Is it time for a new Prayer for the State of Israel?

Jewish culture By Rabbi Peretz Rodman 29th Apr 2020

The prayer for the State of Israel that is ubiquitous in Israeli synagogues, and recited by many congregations around the world, begins by addressing God as our familiar saviour: Avinu she-ba-shamayim, Tsur Yisrael ve-go’alo – ‘Our heavenly Father, Israel’s Rock and Redeemer…’ The prayer was composed in the first months of independence by Isaac Halevi Herzog, the Ashkenazi chief rabbi of Israel at the time, and edited by the distinguished author Shmuel Yosef Agnon. That prayer for the struggling little country, outnumbered in a war of survival and facing severe economic hardship, first appeared in the newspaper Ha-tsofeh on 20 September 1948, bearing the imprimatur of both chief rabbis, Herzog and Sephardi Chief Rabbi Uzi’el.

What prayer is appropriate for a tiny new state, with very limited resources, besieged by attackers? Perhaps a prayer for rescue, or a plea for victory to ensure survival? One would think the requests would be modest, expressing reasonable expectations. One would be wrong.

The tone does start without bombast: ‘Bless the State of Israel, the first flowering of our redemption.’ The messianic hopes are in check; the country is just the budding of what might flower and flourish. Then, after calling on the Lord to extend providential care to the country’s leaders, and ensure protection and victory for its armed forces, we hear shofarot sound, to herald the grand ingathering of all the exiled Israelites. Those redeemed Jews will become ‘more prosperous and more numerous that (their) ancestors.’

The background music swells; we call on the new state to herald the arrival of the Messiah, followed by a grand universal theophany – ‘Appear in Your glorious majesty over all the dwellers on earth…’ Now a crescendo: the universal recognition that the plucky little country’s deity is the Sovereign of the Universe: ‘and let all who breathe declare: “The Lord God of Israel is king and His kingship has dominion over all.” Amen! Sela!’
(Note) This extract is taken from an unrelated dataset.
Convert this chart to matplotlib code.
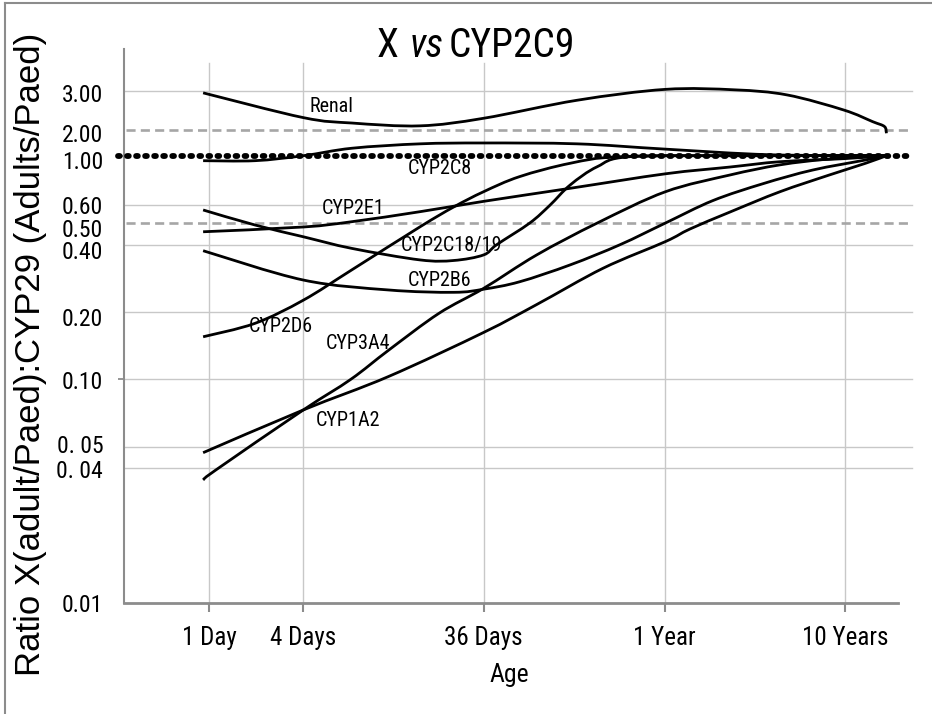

What outlandish hopes for a country fighting all its neighbours, its slapdash army armed with a hodgepodge of hastily procured weapons! Would it not have been sufficient to hope for food and new immigrants to make their way safely into the ports? For the road to Jerusalem to be passable without danger? For there to be quiet on the sandy beaches of the Mediterranean? Why the grandiose dreams? What kind of delusional patriots were those founders?

They were Jews. For centuries, their ancestors had punctuated their year with two peak moments at which they sang ‘Next year in Jerusalem!’ They were raised to pray daily for the reunion of the Jews in Eretz Yisrael and inspired by Herzl and his successors to devote themselves to creating a new society of Hebrew-speaking Jews in our homeland. The very fact of success in attaining independence, even under the threat of annihilation, ignited their imaginations.

High hopes and lofty goals have their place, especially when fighting against all odds for an objective that suddenly seems attainable. Is it sensible today, though, when Israel is an established fact, a financially stable OECD country, and a powerhouse of technical innovation, to retain the original prayer? Or is this the time to adopt a more modest pose and tone down the rhetoric? The lovely mi she-berakh for the State of Israel in the Singer’s prayer book, for example, asks for divine guidance for the State, protection for its armed forces, and peace for its inhabitants and for all humankind. Isn’t that enough? Or must one set one’s sight on the horizon in order to take steps forward? What do you think?

Rabbi Peretz Rodman is a Jerusalem-based writer, translator, and teacher.